I may or may not have slept in someones apt on your street because they told me I was fun sized like a mini snickers
I'm glad my gym is open 24 hours..I stopped in on my way home to puke from the bar
watching "look who's talking now." getting choked up at the end when they find each other at the cabin
doesn't that movie star kirstie alley and have talking dogs in it? new low...even for you
Please acknowledge the sock on the door. If not it will be rammed up your ass.
Shes 18 and still has a curfew. it was great. didnt have to worry about her still being here in the morning.
Is there a reason there's a dick print on my seventh-story window?

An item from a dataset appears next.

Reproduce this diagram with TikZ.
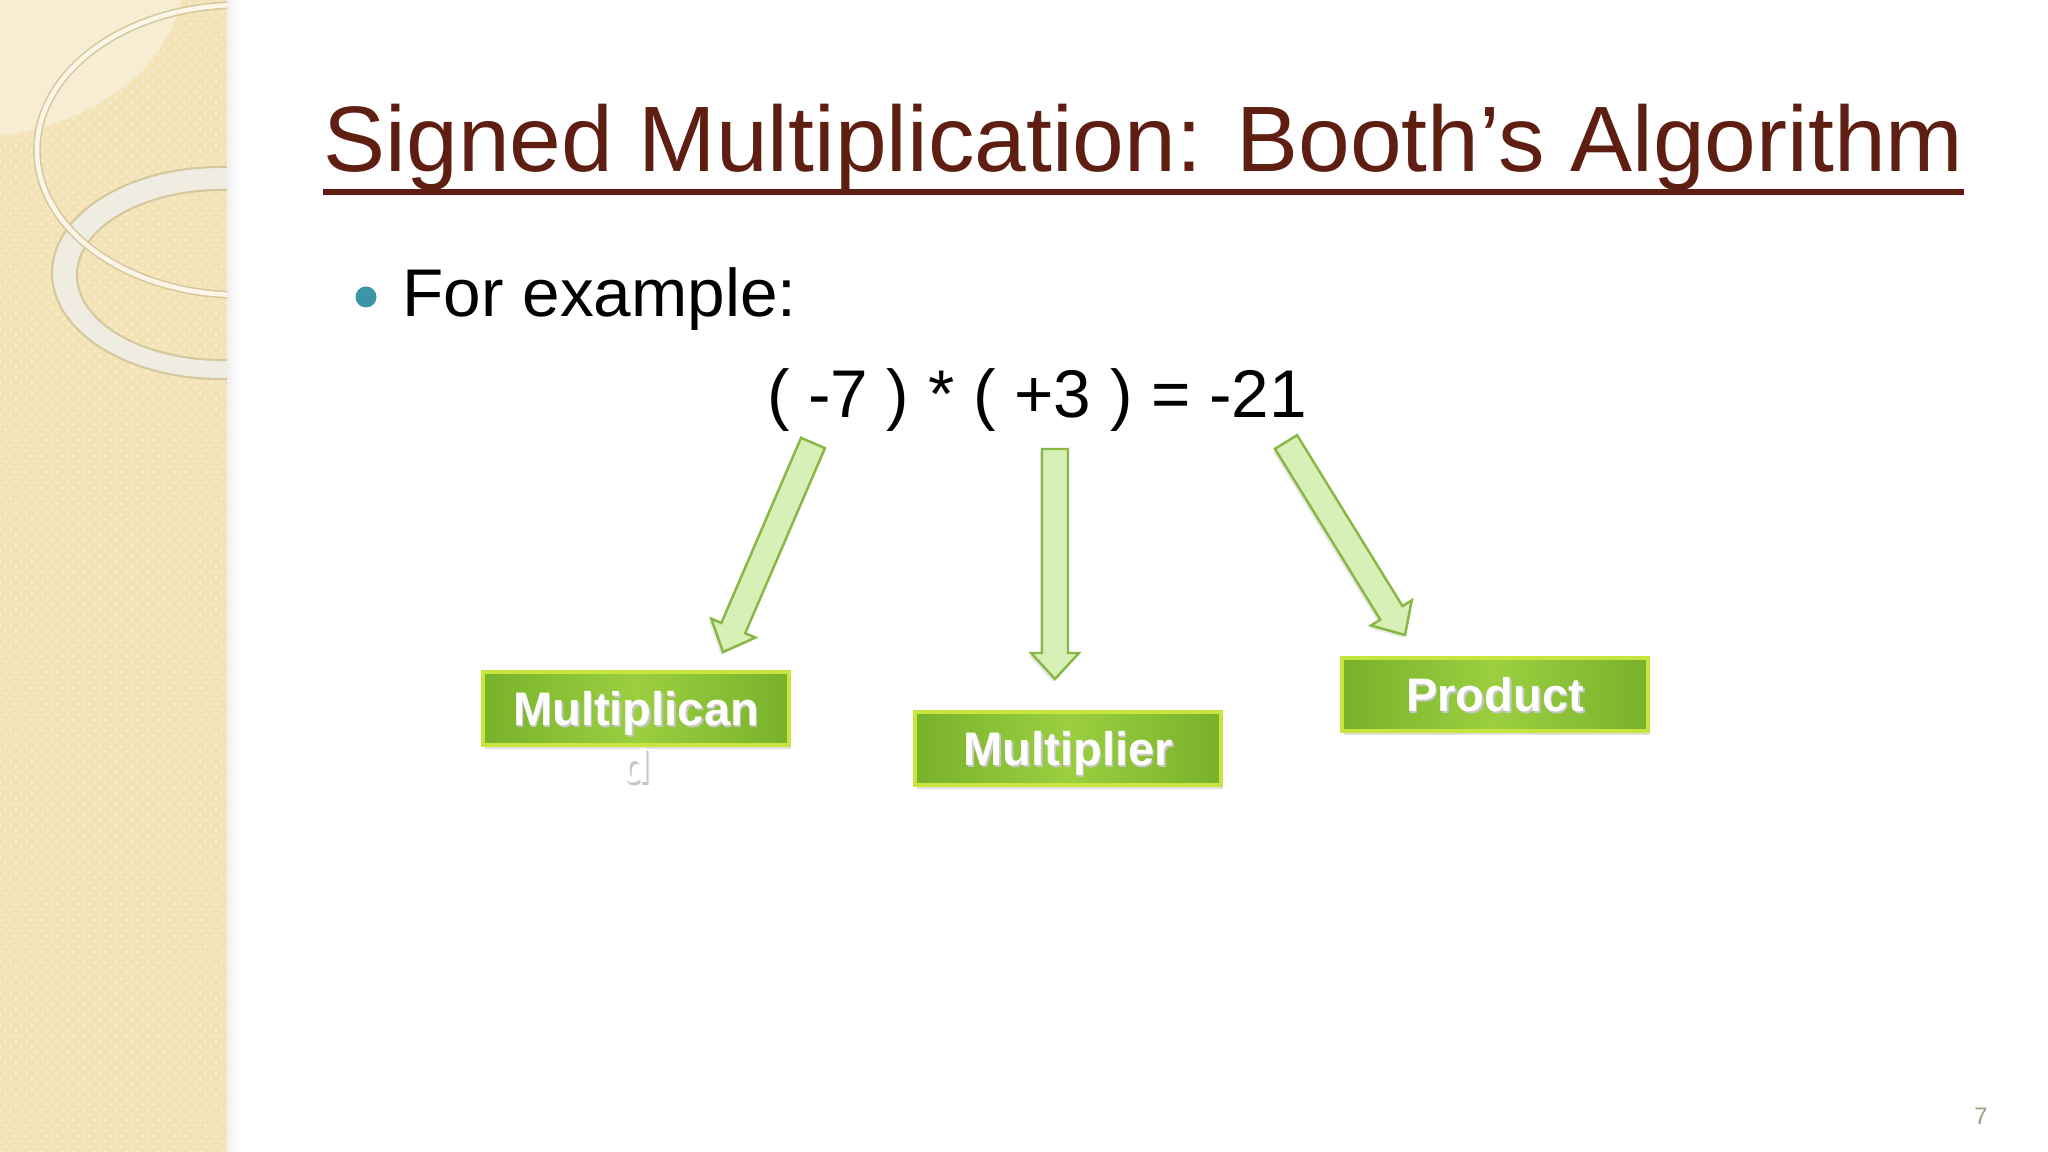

I need to go back to work. I've had so much sex since the shutdown started. last night we tried and a little flag came out saying "nothing is left in here try a week later"
I have six new people in my phone that I don't remember adding. One of them is "Bourbon Yeah." Successful evening?
I just set up a proportion to calculate how much Jolly Rancher vodka I can make with the limited amount of Jolly Ranchers I have. Finally, real-life application of math.
I got wine drunk and bought a hedgehog
whatcha doing?
lying in bed pretending to be a slug
Just got hit on by a 28-year old, quadraplegic, triple-cancer-survivor redneck. Now updating bucket list to meet newfound standards.
I must be pretty memorable. I was walking past this dude and he goes "There's the Scotch Girl." I have ZERO clue who he is, but I'm definitely the Scotch Girl.
Nothing quite like spending your evening singing Shania Twain I Feel Like a Woman barbershop quartet Style with some homeless guys outside of Keyport liquor. love Shania Twain. How's your Sunday?
He just compared fucking my vagina to a snow flake falling on his forehead: gentle.... I'm not sure if that's a compliment or not.